▶ **Instructions for the task**
Only the lines from the start of the data through the line with "2, 3, 4, -5, 2];" belong in the copy. Restate them word for word, minus the pictures.

— START —

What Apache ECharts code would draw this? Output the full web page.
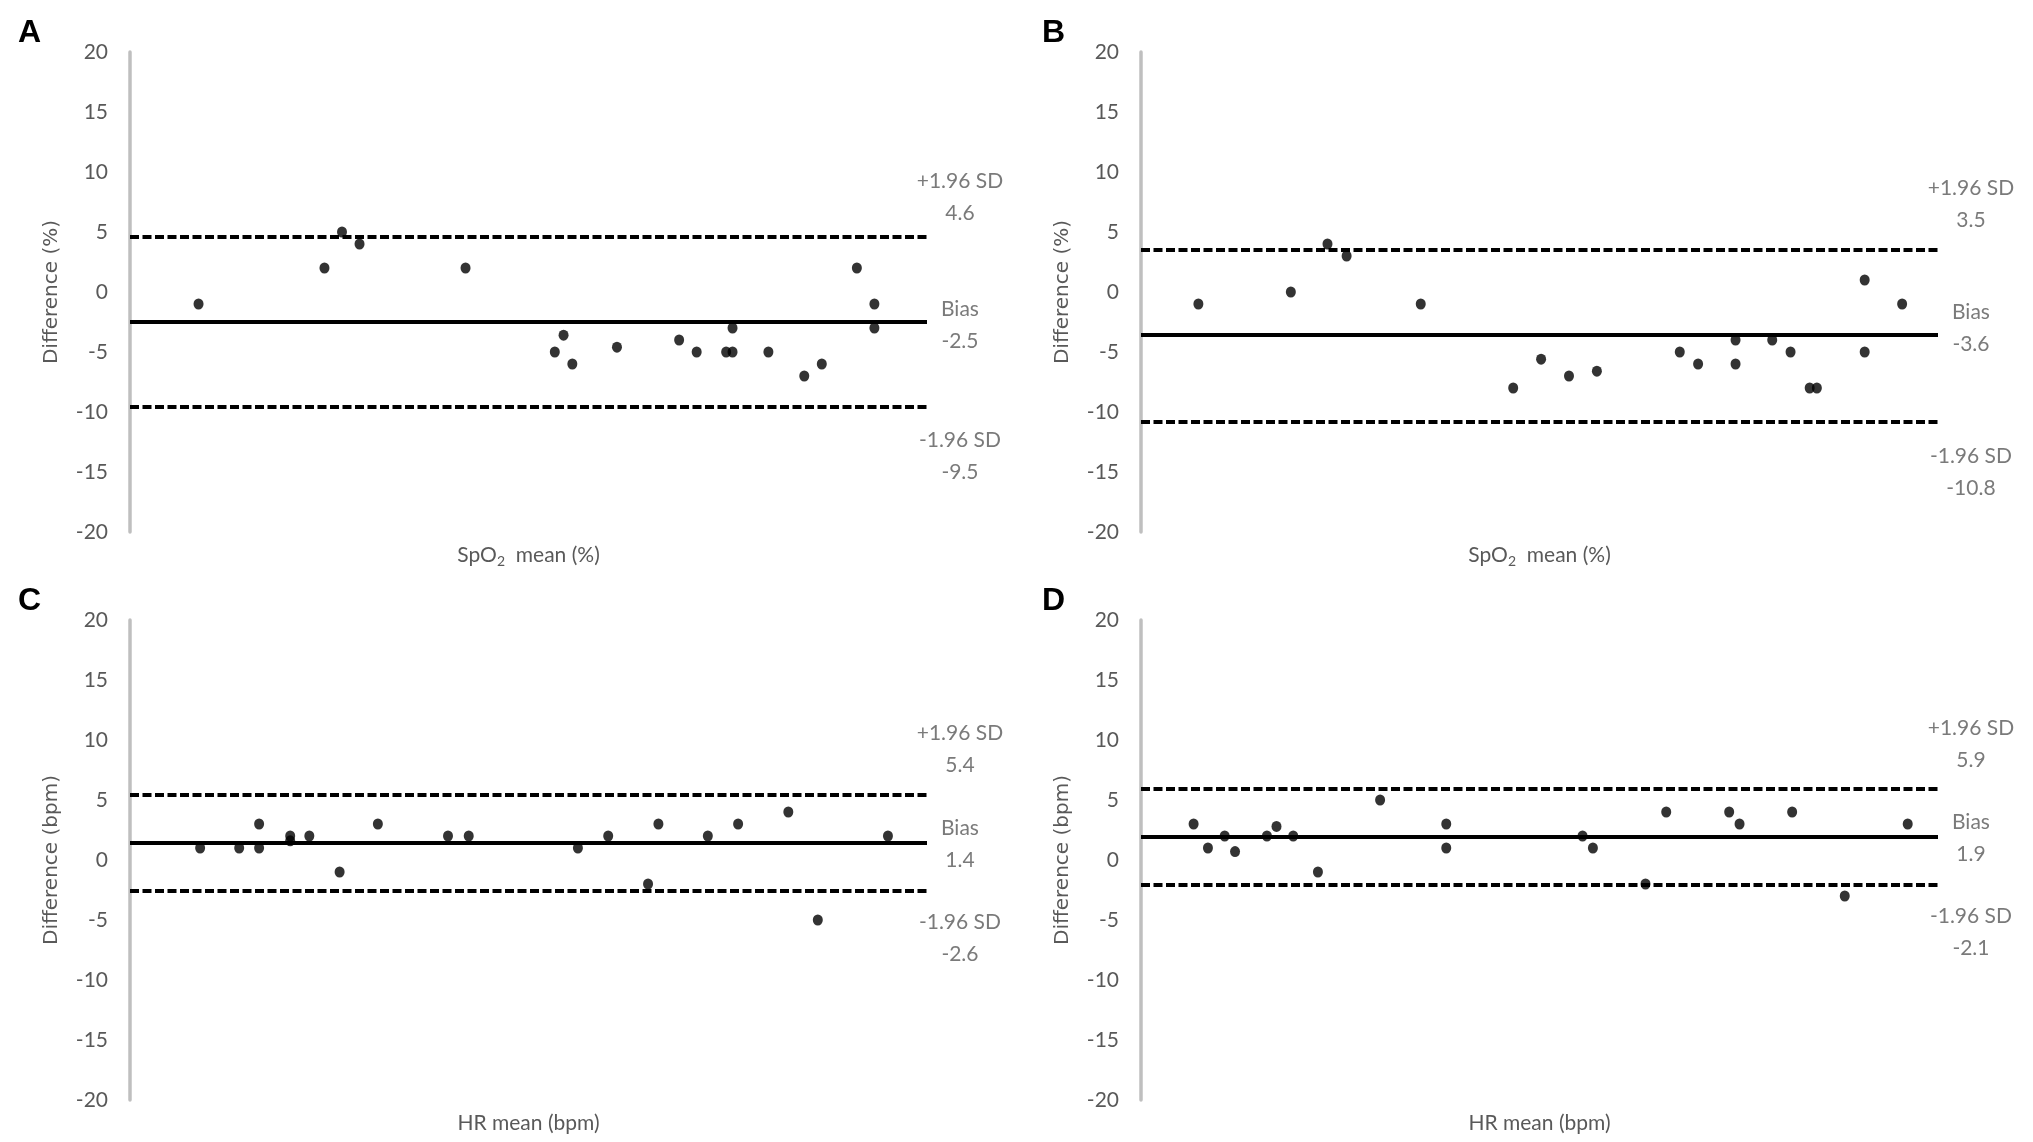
<!DOCTYPE html>
<html>
<head>
<meta charset="utf-8">
<script src="https://cdn.jsdelivr.net/npm/echarts@6/dist/echarts.min.js"></script>
<style>
  html, body { margin: 0; padding: 0; background: #fff; }
  #chart { width: 2033px; height: 1142px; }
</style>
</head>
<body>
<div id="chart"></div>
<script>
// panel letters and axis titles
const panelLetters = ["A", "B", "C", "D"];
const yTitles = ["Difference (%)", "Difference (%)", "Difference (bpm)", "Difference (bpm)"];
const xTitles = ["spo2", "spo2", "HR mean (bpm)", "HR mean (bpm)"];
const yTicks = { min: -20, max: 20, interval: 5 };

// means are plotted on a hidden axis (0 = y axis, 100 = line end)
const meanA = [8.6, 24.4, 26.6, 28.8, 42.1, 53.3, 54.4, 55.5, 61.1, 68.9, 71.1, 74.8, 75.6, 75.6, 80.1, 84.6, 86.8, 91.2, 93.4, 93.4];
const diffA = [-1, 2, 5, 4, 2, -5, -3.6, -6, -4.6, -4, -5, -5, -3, -5, -5, -7, -6, 2, -1, -3];

const meanB = [7.2, 18.8, 23.4, 25.8, 35.1, 46.7, 50.2, 53.7, 57.2, 67.6, 69.9, 74.6, 74.6, 79.2, 81.5, 83.9, 84.8, 90.8, 90.8, 95.5];
const diffB = [-1, 0, 4, 3, -1, -8, -5.6, -7, -6.6, -5, -6, -4, -6, -4, -5, -8, -8, 1, -5, -1];

const meanC = [8.8, 13.7, 16.2, 16.2, 20.1, 20.1, 22.5, 26.3, 31.1, 39.9, 42.5, 56.2, 60.0, 65.0, 66.3, 72.5, 76.3, 82.6, 86.3, 95.1];
const diffC = [1, 1, 3, 1, 2, 1.6, 2, -1, 3, 2, 2, 1, 2, -2, 3, 2, 3, 4, -5, 2];

const meanD = [6.6, 8.4, 10.5, 11.8, 15.8, 17.0, 19.1, 22.2, 30.0, 38.3, 38.3, 55.4, 56.7, 63.3, 65.9, 73.8, 75.1, 81.7, 88.3, 96.2];
const diffD = [3, 1, 2, 0.7, 2, 2.8, 2, -1, 5, 3, 1, 2, 1, -2, 4, 4, 3, 4, -3, 3];

// bias and limits of agreement
const biasVals = [-2.5, -3.6, 1.4, 1.9];
const upperVals = [4.6, 3.5, 5.4, 5.9];
const lowerVals = [-9.6, -10.8, -2.6, -2.1];
const biasText = ["-2.5", "-3.6", "1.4", "1.9"];
const upperText = ["4.6", "3.5", "5.4", "5.9"];
const lowerText = ["-9.5", "-10.8", "-2.6", "-2.1"];

const means = [meanA, meanB, meanC, meanD];
const diffs = [diffA, diffB, diffC, diffD];

// layout
const grids = [
  { left: 130, top: 52, width: 797, height: 480 },
  { left: 1141, top: 52, width: 797, height: 480 },
  { left: 130, top: 620, width: 797, height: 480 },
  { left: 1141, top: 620, width: 797, height: 480 },
];
const letterPos = [[13, 12], [1037, 12], [13, 580], [1037, 580]];
// vertical offsets of the right-hand notes: upper, bias, lower
const noteDy = [[-40, 3, 49], [-46, -7, 51], [-46, 1, 47], [-45, 1, 47]];

const grey = "#595959";
const narrow = "Lato, Roboto, sans-serif";
const wide = "'DejaVu Sans', Verdana, sans-serif";

let chart = echarts.init(document.getElementById("chart"));

let xAxes = [], yAxes = [], series = [], titles = [];

for (let i = 0; i < 4; i++) {
  titles.push({
    text: panelLetters[i],
    left: letterPos[i][0],
    top: letterPos[i][1],
    textStyle: { fontFamily: "'Liberation Sans', Arial, sans-serif", fontSize: 32, fontWeight: "bold", color: "#000" },
  });

  let xName = xTitles[i] === "spo2" ? "{n|SpO}{s|2}{n|  mean (%)}" : "{n|" + xTitles[i] + "}";
  xAxes.push({
    gridIndex: i,
    type: "value",
    min: 0,
    max: 100,
    axisLine: { show: false },
    axisTick: { show: false },
    axisLabel: { show: false },
    splitLine: { show: false },
    name: xName,
    nameLocation: "middle",
    nameGap: 10,
    nameTextStyle: {
      verticalAlign: "top",
      rich: {
        n: { fontFamily: narrow, fontSize: 21, color: grey, lineHeight: 26, verticalAlign: "middle" },
        s: { fontFamily: narrow, fontSize: 14, color: grey, lineHeight: 14, verticalAlign: "bottom" },
      },
    },
  });

  yAxes.push({
    gridIndex: i,
    type: "value",
    min: yTicks.min,
    max: yTicks.max,
    interval: yTicks.interval,
    axisLine: { show: true, lineStyle: { color: "#bfbfbf", width: 3.5 } },
    axisTick: { show: false },
    splitLine: { show: false },
    axisLabel: { fontFamily: narrow, fontSize: 21, color: grey, margin: 22 },
    name: yTitles[i],
    nameLocation: "middle",
    nameGap: 68,
    nameTextStyle: { fontFamily: wide, fontSize: 20, color: grey },
  });

  let points = means[i].map((m, k) => [m, diffs[i][k]]);
  series.push({
    type: "scatter",
    xAxisIndex: i,
    yAxisIndex: i,
    data: points,
    symbol: "circle",
    symbolSize: [10, 11],
    itemStyle: { color: "#000" },
    silent: true,
    markLine: {
      silent: true,
      symbol: "none",
      animation: false,
      label: { show: false },
      data: [
        { yAxis: biasVals[i], lineStyle: { color: "#000", width: 4, type: "solid" } },
        { yAxis: upperVals[i], lineStyle: { color: "#000", width: 4, type: [9, 3.5] } },
        { yAxis: lowerVals[i], lineStyle: { color: "#000", width: 4, type: [9, 3.5] } },
      ],
    },
  });

  // notes to the right of the lines
  let notes = [
    { value: [100, upperVals[i]], text: "+1.96 SD\n" + upperText[i], dy: noteDy[i][0] },
    { value: [100, biasVals[i]], text: "Bias\n" + biasText[i], dy: noteDy[i][1] },
    { value: [100, lowerVals[i]], text: "-1.96 SD\n" + lowerText[i], dy: noteDy[i][2] },
  ];
  series.push({
    type: "scatter",
    xAxisIndex: i,
    yAxisIndex: i,
    symbolSize: 0.1,
    itemStyle: { color: "rgba(0,0,0,0)" },
    silent: true,
    clip: false,
    data: notes.map((n) => ({
      value: n.value,
      label: {
        show: true,
        formatter: n.text,
        position: [33, n.dy],
        align: "center",
        verticalAlign: "middle",
        lineHeight: 32,
        fontFamily: narrow,
        fontSize: 21,
        color: grey,
      },
    })),
  });
}

let option = {
  backgroundColor: "#fff",
  animation: false,
  title: titles,
  grid: grids,
  xAxis: xAxes,
  yAxis: yAxes,
  series: series,
};
option && chart.setOption(option);
</script>
</body>
</html>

— END —

▶ **Final result**
What Apache ECharts code would draw this? Output the full web page.
<!DOCTYPE html>
<html>
<head>
<meta charset="utf-8">
<script src="https://cdn.jsdelivr.net/npm/echarts@6/dist/echarts.min.js"></script>
<style>
  html, body { margin: 0; padding: 0; background: #fff; }
  #chart { width: 2033px; height: 1142px; }
</style>
</head>
<body>
<div id="chart"></div>
<script>
// panel letters and axis titles
const panelLetters = ["A", "B", "C", "D"];
const yTitles = ["Difference (%)", "Difference (%)", "Difference (bpm)", "Difference (bpm)"];
const xTitles = ["spo2", "spo2", "HR mean (bpm)", "HR mean (bpm)"];
const yTicks = { min: -20, max: 20, interval: 5 };

// means are plotted on a hidden axis (0 = y axis, 100 = line end)
const meanA = [8.6, 24.4, 26.6, 28.8, 42.1, 53.3, 54.4, 55.5, 61.1, 68.9, 71.1, 74.8, 75.6, 75.6, 80.1, 84.6, 86.8, 91.2, 93.4, 93.4];
const diffA = [-1, 2, 5, 4, 2, -5, -3.6, -6, -4.6, -4, -5, -5, -3, -5, -5, -7, -6, 2, -1, -3];

const meanB = [7.2, 18.8, 23.4, 25.8, 35.1, 46.7, 50.2, 53.7, 57.2, 67.6, 69.9, 74.6, 74.6, 79.2, 81.5, 83.9, 84.8, 90.8, 90.8, 95.5];
const diffB = [-1, 0, 4, 3, -1, -8, -5.6, -7, -6.6, -5, -6, -4, -6, -4, -5, -8, -8, 1, -5, -1];

const meanC = [8.8, 13.7, 16.2, 16.2, 20.1, 20.1, 22.5, 26.3, 31.1, 39.9, 42.5, 56.2, 60.0, 65.0, 66.3, 72.5, 76.3, 82.6, 86.3, 95.1];
const diffC = [1, 1, 3, 1, 2, 1.6, 2, -1, 3, 2, 2, 1, 2, -2, 3, 2, 3, 4, -5, 2];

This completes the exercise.